4. If you are to create new intellectual properties for comic books, TV animation, video games, and movies, try to make sure your work is perfectly original. You can't compare yourself to others but you can be inspired by their works. If you are inspired, try to add a lot of new stuff to whatever it is they're working on, and you will have an original work. For example, if you like superhero movies and are inspired by them to make something similar, you need to put themes (the morals of the story), original stories, and original characters completely unique from the rest.
5. You can make characters for any genre based on particular guidelines according to the genre. For example, if you're working on a superhero comic, you need to make the character's powers, stories, personalities, appearances, and unique traits, well, unique to every other character you believe your audience knows from before.

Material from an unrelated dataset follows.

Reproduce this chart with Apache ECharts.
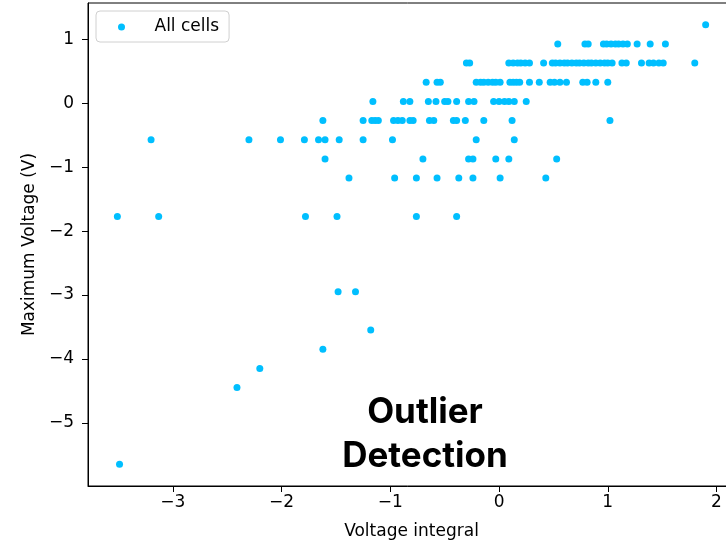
<!DOCTYPE html>
<html>
<head>
<meta charset="utf-8">
<script src="https://cdn.jsdelivr.net/npm/echarts@6/dist/echarts.min.js"></script>
<style>html,body{margin:0;padding:0;background:#fff}#c{width:726px;height:544px}</style>
</head>
<body>
<div id="c"></div>
<script>
// Maximum Voltage levels (V) and the Voltage integral values observed at each level
const voltageLevels = [1.23, 0.93, 0.63, 0.33, 0.03, -0.27, -0.57, -0.87, -1.17, -1.77, -2.95, -3.55, -3.85, -4.15, -4.45, -5.65];
const integrals_1_23 = [1.90];
const integrals_0_93 = [0.54, 0.79, 0.82, 0.96, 0.99, 1.03, 1.07, 1.10, 1.14, 1.18, 1.27, 1.39, 1.53];
const integrals_0_63 = [-0.30, -0.27, 0.09, 0.13, 0.17, 0.20, 0.24, 0.28, 0.41, 0.49, 0.52, 0.56, 0.60, 0.63, 0.67, 0.71, 0.74, 0.78, 0.82, 0.85, 0.89, 0.93, 0.97, 1.00, 1.04, 1.13, 1.17, 1.31, 1.38, 1.42, 1.47, 1.51, 1.80];
const integrals_0_33 = [-0.67, -0.57, -0.54, -0.21, -0.17, -0.14, -0.10, -0.06, -0.03, 0.01, 0.10, 0.13, 0.16, 0.19, 0.28, 0.37, 0.47, 0.51, 0.56, 0.62, 0.77, 0.81, 0.89, 1.00];
const integrals_0_03 = [-1.16, -0.88, -0.82, -0.65, -0.58, -0.50, -0.47, -0.39, -0.28, -0.23, -0.05, 0.00, 0.05, 0.09, 0.14, 0.25];
const integrals_m0_27 = [-1.62, -1.25, -1.17, -1.14, -1.11, -0.97, -0.93, -0.89, -0.82, -0.79, -0.64, -0.60, -0.42, -0.39, -0.31, -0.14, 0.12, 1.02];
const integrals_m0_57 = [-3.20, -2.30, -2.01, -1.79, -1.66, -1.60, -1.47, -1.25, -0.98, -0.21, 0.14];
const integrals_m0_87 = [-1.60, -0.70, -0.28, -0.24, -0.03, 0.09, 0.53];
const integrals_m1_17 = [-1.38, -0.96, -0.76, -0.57, -0.37, -0.24, 0.01, 0.43];
const integrals_m1_77 = [-3.51, -3.13, -1.78, -1.49, -0.76, -0.39];
const integrals_m2_95 = [-1.48, -1.32];
const integrals_m3_55 = [-1.18];
const integrals_m3_85 = [-1.62];
const integrals_m4_15 = [-2.20];
const integrals_m4_45 = [-2.41];
const integrals_m5_65 = [-3.49];
const integralsByLevel = [integrals_1_23, integrals_0_93, integrals_0_63, integrals_0_33, integrals_0_03,
  integrals_m0_27, integrals_m0_57, integrals_m0_87, integrals_m1_17, integrals_m1_77,
  integrals_m2_95, integrals_m3_55, integrals_m3_85, integrals_m4_15, integrals_m4_45, integrals_m5_65];
const xTicks = [-3, -2, -1, 0, 1, 2];
const yTicks = [-5, -4, -3, -2, -1, 0, 1];
const seriesName = 'All cells';

const points = [];
voltageLevels.forEach((v, i) => integralsByLevel[i].forEach(x => points.push([x, v])));

const FONT = 'DejaVu Sans';
const minus = v => String(v).replace('-', '\u2212');

const chart = echarts.init(document.getElementById('c'), null, {renderer: 'canvas'});
chart.setOption({
  animation: false,
  backgroundColor: '#fff',
  grid: {left: 88, width: 647, top: 3, height: 483, outerBoundsMode: 'none', containLabel: false,
         show: true, borderColor: '#000', borderWidth: 1, backgroundColor: 'transparent'},
  legend: {
    left: 96, top: 11, orient: 'vertical',
    data: [seriesName],
    icon: 'circle', itemWidth: 28, itemHeight: 7,
    padding: [6, 10, 5, 22],
    borderColor: '#d0d0d0', borderWidth: 1, borderRadius: 4,
    backgroundColor: '#fff',
    textStyle: {fontFamily: FONT, fontSize: 17, color: '#000', padding: [0, 0, 0, 14], lineHeight: 20}
  },
  xAxis: {
    type: 'value', min: -3.78, max: 2.17,
    name: 'Voltage integral', nameLocation: 'middle', nameGap: 37,
    nameTextStyle: {fontFamily: FONT, fontSize: 17, color: '#000'},
    splitLine: {show: false},
    axisLine: {show: true, onZero: false, lineStyle: {color: '#000', width: 1}},
    axisTick: {show: true, length: 6, lineStyle: {color: '#000'}, customValues: xTicks},
    axisLabel: {fontFamily: FONT, fontSize: 17, color: '#000', margin: 8, customValues: xTicks, formatter: minus}
  },
  yAxis: {
    type: 'value', min: -5.99, max: 1.57,
    name: 'Maximum Voltage (V)', nameLocation: 'middle', nameGap: 45,
    nameTextStyle: {fontFamily: FONT, fontSize: 17, color: '#000'},
    splitLine: {show: false},
    axisLine: {show: true, onZero: false, lineStyle: {color: '#000', width: 1}},
    axisTick: {show: true, length: 6, lineStyle: {color: '#000'}, customValues: yTicks},
    axisLabel: {fontFamily: FONT, fontSize: 17, color: '#000', margin: 14, customValues: yTicks, formatter: minus}
  },
  graphic: [{
    type: 'text', x: 425, y: 390, z: 100,
    style: {text: 'Outlier\nDetection', font: 'bold 35px Inter', fill: '#000', textAlign: 'center', textVerticalAlign: 'top', lineHeight: 44}
  }],
  series: [{
    name: seriesName, type: 'scatter', data: points,
    symbol: 'circle', symbolSize: 7,
    itemStyle: {color: '#00bfff', opacity: 1}
  }]
});
</script>
</body>
</html>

A good example of this is a character that has the ability to generate a powerful energy that can use to create anything in the universe who was betrayed by his evil brother who wanted to take his energy who is kind, humorous, and perseverant with a wide variety of vehicles and weapons that generate his energy to make them work. Most of this applies to action cartoons as well, but if you're creating a comedy character, your imagination is quite boundless; you can give the character any kind of situation and put him anywhere you want him to since comedy cartoons are more varied than superheroes and action cartoons. A good example of this is a teenage astronaut who goes on various adventures in space assigned to him by NASA and Area 51 to find aliens and find their technologies only for the technology to go wrong and thus resulting in chaotic and humorous adventures.
6. If you're making a story or premise or character or any concept for a blockbuster franchise, give the most unique thing you can think of for everything in the franchise. Be particularly original and imaginative. Look for ideas everywhere and anywhere you go. I recommend the toy store, your DVD collection's behind-the-scenes features, and even other media like comic books, TV cartoons, video games, and movies. See their behind the scenes features and find out how they were made. What was used to make them and see the thought process behind conceiving the concepts. This is also helpful if you are looking to see what techniques are used to create the media you're hoping to make. Also, read about the high profile franchises (Marvel, DC Comics, GI Joe, He Man and the Masters of the Universe, Thundercats, Transformers, Voltron, Teenage Mutant Ninja Turtles, Gears of War, God of War, Halo, Robocop, Rambo, Star Wars, Power Rangers, Nickelodeon, Disney, Cartoon Network, etc.). See what unique things made them special and read enough about it to see what you could do yourself. This applies to any kind of story, premise, character, and concept you hope to make.
So anyhow, there's my weekly update. More journal posts and follow ups to come later today. See you soon!